Wednesday, April 24, 2013

Invading the Outback


Tomorrow, When the War Began (Tomorrow, #1)Tomorrow, When the War Began by John Marsden
My rating: 4 of 5 stars

A group of teens goes camping in the Australian bush for a weekend, and upon their return everyone they know has disappeared.

When Ellie and her friends return after a week of camping, they find that their families are missing and their empty town is being patrolled by strangers with machine guns. The teens are independent and capable (Ellie's family raises sheep and cattle, and her greatest contribution to the group's survival is being able to drive just about any kind of vehicle) and they quickly understand the stakes and make a plan to stay free and strike back.
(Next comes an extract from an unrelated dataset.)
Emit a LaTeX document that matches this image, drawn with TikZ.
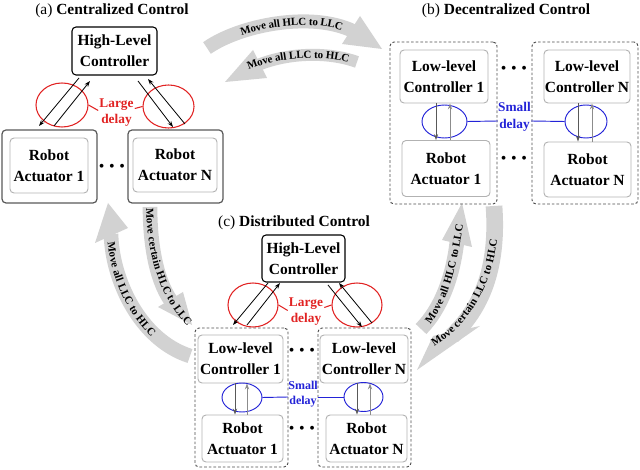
\documentclass[tikz,border=0pt]{standalone}
\usepackage{fontspec}
\setmainfont{Liberation Serif}
\usetikzlibrary{arrows.meta,decorations.text,shapes.geometric,calc}
\definecolor{agray}{RGB}{210,210,210}
\definecolor{dred}{RGB}{225,35,35}
\definecolor{dblue}{RGB}{35,35,215}
\newcommand\boxfont{\fontsize{11.6}{16}\selectfont\bfseries}
\newcommand\titfont{\fontsize{11.6}{14}\selectfont}
\newcommand\arrfont{\fontsize{8.2}{9}\selectfont\bfseries}
\newcommand\redfont{\fontsize{10}{12.5}\selectfont\bfseries}
\newcommand\bluefontb{\fontsize{10}{12.5}\selectfont\bfseries}
\newcommand\bluefontc{\fontsize{9}{11.5}\selectfont\bfseries}
\newcommand\mydots{\fontsize{12}{12}\selectfont\textbullet\hspace{3.5pt}\textbullet\hspace{3.5pt}\textbullet}
\begin{document}
\begin{tikzpicture}[x=0.75pt,y=-0.75pt,
  titnode/.style={font=\titfont,inner sep=0pt},
  hlcbox/.style={draw=black,line width=0.8pt,rounded corners=3pt,fill=white,align=center,font=\boxfont,inner sep=0pt},
  outerbox/.style={draw=black!65,line width=0.9pt,rounded corners=3pt,inner sep=0pt},
  innerbox/.style={draw=black!30,line width=0.7pt,rounded corners=3pt,align=center,font=\boxfont,inner sep=0pt},
  dashbox/.style={draw=black!70,line width=0.7pt,dash pattern=on 2pt off 1.5pt,rounded corners=3pt,inner sep=0pt},
  redell/.style={ellipse,draw=dred,line width=0.8pt,inner sep=0pt},
  blueell/.style={ellipse,draw=dblue,line width=0.7pt,inner sep=0pt},
  blkarr/.style={draw=black,line width=0.6pt,-{Stealth[length=4.5pt,width=3.2pt]}},
  darr/.style={draw=black!65,line width=0.6pt,-{Stealth[length=4.5pt,width=3.2pt]}},
  larr/.style={draw=black!45,line width=0.6pt,-{Stealth[length=4.5pt,width=3.2pt]}},
  redline/.style={draw=dred,line width=0.8pt},
  blueline/.style={draw=dblue,line width=0.7pt},
  dotnode/.style={inner sep=0pt},
  arrtext/.style={decorate,decoration={text along path,text={|\arrfont|#1},raise=-2.8pt}}
]
\useasboundingbox (0,0) rectangle (640,470);

% ---------------- gray curved arrows ----------------
% A1 top: Move all HLC to LLC
\fill[agray] (360,16) -- (382,49) -- (342,44) -- cycle;
\draw[agray,line width=10.5pt] (207,48) .. controls (240,25) and (311,11) .. (353,31);
\path[arrtext={Move all HLC to LLC},decoration={text align={left indent=28pt}}] (207,48) .. controls (240,25) and (311,11) .. (353,31);
% A2 : Move all LLC to HLC
\fill[agray] (253,50) -- (225,82) -- (267,78) -- cycle;
\draw[agray,line width=9pt] (357,62) .. controls (330,52) and (290,52) .. (258,65);
\path[arrtext={Move all LLC to HLC},decoration={text align=center}] (240,70) .. controls (275,52) and (330,50) .. (357,62);
% A3 left outer: Move all LLC to HLC (up)
\fill[agray] (95,243) -- (108,203) -- (128,228) -- cycle;
\draw[agray,line width=11pt] (190,356) .. controls (140,340) and (112,280) .. (111,234);
\path[arrtext={Move all LLC to HLC},decoration={text align={left indent=6pt}}] (111,234) .. controls (112,280) and (140,340) .. (190,356);
% A4 left inner: Move certain HLC to LLC (down)
\fill[agray] (158,307) -- (192,325) -- (183,292) -- cycle;
\draw[agray,line width=11pt] (150,207) .. controls (150,240) and (155,278) .. (171,301);
\path[arrtext={Move certain HLC to LLC},decoration={text align={left indent=1pt}}] (150,207) .. controls (150,245) and (160,295) .. (192,325);
% A5 right inner: Move all HLC to LLC (up)
\fill[agray] (442,240) -- (462,203) -- (472,247) -- cycle;
\draw[agray,line width=11pt] (421,329) .. controls (440,310) and (453,278) .. (457,241);
\path[arrtext={Move all HLC to LLC},decoration={text align={left indent=7pt}}] (421,329) .. controls (440,310) and (453,278) .. (462,205);
% A6 right outer: Move certain LLC to HLC (down)
\fill[agray] (480,326) -- (417,370) -- (433,336) -- cycle;
\draw[agray,line width=12.5pt] (494,206) .. controls (498,262) and (485,305) .. (452,336);
\path[arrtext={Move certain LLC to HLC},decoration={text align={left indent=2pt}}] (430,345) .. controls (475,318) and (498,265) .. (494,206);

% ---------------- (a) Centralized ----------------
\node[titnode] (ta) at (112,11) {(a) \textbf{Centralized Control}};
\node[hlcbox,minimum width=63.75pt,minimum height=36pt] (hlca) at (114.5,51) {High-Level\\Controller};
\node[outerbox,minimum width=71.25pt,minimum height=54.75pt] (oa1) at (49.5,166.5) {};
\node[innerbox,minimum width=58.5pt,minimum height=41.25pt] (ra1) at (49,165.5) {Robot\\Actuator 1};
\node[outerbox,minimum width=71.25pt,minimum height=54.75pt] (oaN) at (175.5,166.5) {};
\node[innerbox,minimum width=63pt,minimum height=40.5pt] (raN) at (175,165) {Robot\\Actuator N};
\node[dotnode] (dotsa) at (112,168) {\mydots};
\node[redell,minimum width=39pt,minimum height=33pt] (rea1) at (62,105) {};
\node[redell,minimum width=38.25pt,minimum height=32.25pt] (reaN) at (168.5,106.5) {};
\node[text=dred,font=\redfont,align=center,inner sep=0pt] (lda) at (116.5,112.5) {Large\\delay};
\draw[redline] (rea1.east) -- ($(lda.west)+(-1,-2)$);
\draw[redline] (reaN.west) -- ($(lda.east)+(1,-4)$);
\coordinate (a1s) at (79,78);  \coordinate (a1e) at (39,126);
\coordinate (a2s) at (54,126); \coordinate (a2e) at (90,81);
\coordinate (a3s) at (138,81); \coordinate (a3e) at (173,127);
\coordinate (a4s) at (185,124); \coordinate (a4e) at (148,79);
\draw[blkarr] (a1s) -- (a1e);
\draw[blkarr] (a2s) -- (a2e);
\draw[blkarr] (a3s) -- (a3e);
\draw[blkarr] (a4s) -- (a4e);

% ---------------- (b) Decentralized ----------------
\node[titnode] (tb) at (506,11) {(b) \textbf{Decentralized Control}};
\node[dashbox,minimum width=80.25pt,minimum height=121.5pt] (db1) at (443.5,123) {};
\node[dashbox,minimum width=79.5pt,minimum height=121.5pt] (dbN) at (585,123) {};
\node[innerbox,minimum width=66pt,minimum height=39.75pt] (llcb1) at (444,76.5) {Low-level\\Controller 1};
\node[innerbox,minimum width=66pt,minimum height=42pt] (rab1) at (446,168.5) {Robot\\Actuator 1};
\node[innerbox,minimum width=64.5pt,minimum height=39.75pt] (llcbN) at (587,76.5) {Low-level\\Controller N};
\node[innerbox,minimum width=65.25pt,minimum height=41.25pt] (rabN) at (587.5,169.5) {Robot\\Actuator N};
\node[blueell,minimum width=33.75pt,minimum height=24.75pt] (beb1) at (444.5,121.5) {};
\node[blueell,minimum width=31.5pt,minimum height=24.75pt] (bebN) at (586,121.5) {};
\node[text=dblue,font=\bluefontb,align=center,inner sep=0pt] (sdb) at (514.5,116.5) {Small\\delay};
\draw[blueline] (beb1.east) -- ($(sdb.west)+(0,4.5)$);
\draw[blueline] ($(sdb.east)+(0,4.5)$) -- (bebN.west);
\node[dotnode] (dotsb1) at (514,70) {\mydots};
\node[dotnode] (dotsb2) at (514,160) {\mydots};
\draw[darr] ($(llcb1.south)+(-8,0)$) -- ($(rab1.north)+(-10,0)$);
\draw[larr] ($(rab1.north)+(4,0)$) -- ($(llcb1.south)+(6,0)$);
\draw[darr] ($(llcbN.south)+(-9,0)$) -- ($(rabN.north)+(-9.5,0)$);
\draw[larr] ($(rabN.north)+(4.5,0)$) -- ($(llcbN.south)+(5,0)$);

% ---------------- (c) Distributed ----------------
\node[titnode] (tc) at (294,223) {(c) \textbf{Distributed Control}};
\node[hlcbox,minimum width=62.25pt,minimum height=35.25pt] (hlcc) at (303.5,258.5) {High-Level\\Controller};
\node[dashbox,minimum width=69.75pt,minimum height=104.25pt] (dc1) at (241.5,397.5) {};
\node[dashbox,minimum width=69.75pt,minimum height=104.25pt] (dcN) at (364.5,397.5) {};
\node[innerbox,minimum width=63.75pt,minimum height=36pt] (llcc1) at (240.5,359) {Low-level\\Controller 1};
\node[innerbox,minimum width=60.75pt,minimum height=35.25pt] (racc1) at (242.5,438.5) {Robot\\Actuator 1};
\node[innerbox,minimum width=66pt,minimum height=36pt] (llccN) at (364,359) {Low-level\\Controller N};
\node[innerbox,minimum width=60.75pt,minimum height=35.25pt] (raccN) at (366.5,438.5) {Robot\\Actuator N};
\node[redell,minimum width=37.5pt,minimum height=33pt] (rec1) at (253,305) {};
\node[redell,minimum width=37.5pt,minimum height=33pt] (recN) at (357,305) {};
\node[text=dred,font=\redfont,align=center,inner sep=0pt] (ldc) at (306,311.5) {Large\\delay};
\draw[redline] (rec1.east) -- ($(ldc.west)+(-1,-1)$);
\draw[redline] (recN.west) -- ($(ldc.east)+(1,-4)$);
\coordinate (c1s) at (268,283); \coordinate (c1e) at (233,325);
\coordinate (c2s) at (247,325); \coordinate (c2e) at (280,283);
\coordinate (c3s) at (328,285); \coordinate (c3e) at (362,327);
\coordinate (c4s) at (372,323); \coordinate (c4e) at (339,283);
\draw[blkarr] (c1s) -- (c1e);
\draw[blkarr] (c2s) -- (c2e);
\draw[blkarr] (c3s) -- (c3e);
\draw[blkarr] (c4s) -- (c4e);
\node[blueell,minimum width=30pt,minimum height=21.75pt] (bec1) at (242,397.5) {};
\node[blueell,minimum width=29.25pt,minimum height=21.75pt] (becN) at (363.5,397) {};
\node[text=dblue,font=\bluefontc,align=center,inner sep=0pt] (sdc) at (303,394) {Small\\delay};
\draw[blueline] (bec1.east) -- ($(sdc.west)+(0,3)$);
\draw[blueline] ($(sdc.east)+(0,3)$) -- (becN.west);
\node[dotnode] (dotsc1) at (302,352) {\mydots};
\node[dotnode] (dotsc2) at (302,430) {\mydots};
\draw[darr] ($(llcc1.south)+(-5.5,0)$) -- ($(racc1.north)+(-7.5,0)$);
\draw[larr] ($(racc1.north)+(4.5,0)$) -- ($(llcc1.south)+(6.5,0)$);
\draw[darr] ($(llccN.south)+(-7,0)$) -- ($(raccN.north)+(-9.5,0)$);
\draw[larr] ($(raccN.north)+(3.5,0)$) -- ($(llccN.south)+(6,0)$);
\end{tikzpicture}
\end{document}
Ellie realizes that she and the people she's known for most of her life are capable of more than they ever imagined. The jokester Homer becomes a capable leader, her friend Robyn proves heroic when she is most needed, and Ellie herself discovers that under pressure she has the necessary courage.

There are tense moments, romantic ones, and a few philosophical interludes that frankly bugged me (I would be considerably less understanding of a people who staged a violent invasion aimed at stealing my homeland, and less worried about killing people who tried to kill me - but maybe I've seen Red Dawn too often). Worst of all, there are sequels, which means I'm going to have to read six more books to find out what happens next!

I listened to this on audiobook, and the narrator was an Australian woman whose accent was great to listen to, and whose voice acting embodied Ellie just right.

For anyone who loved Z is for Zachariah by Robert C. O'Brien (namechecked by the teens of the book) or Hatchet by Gary Paulsen. The first of the Tomorrow series.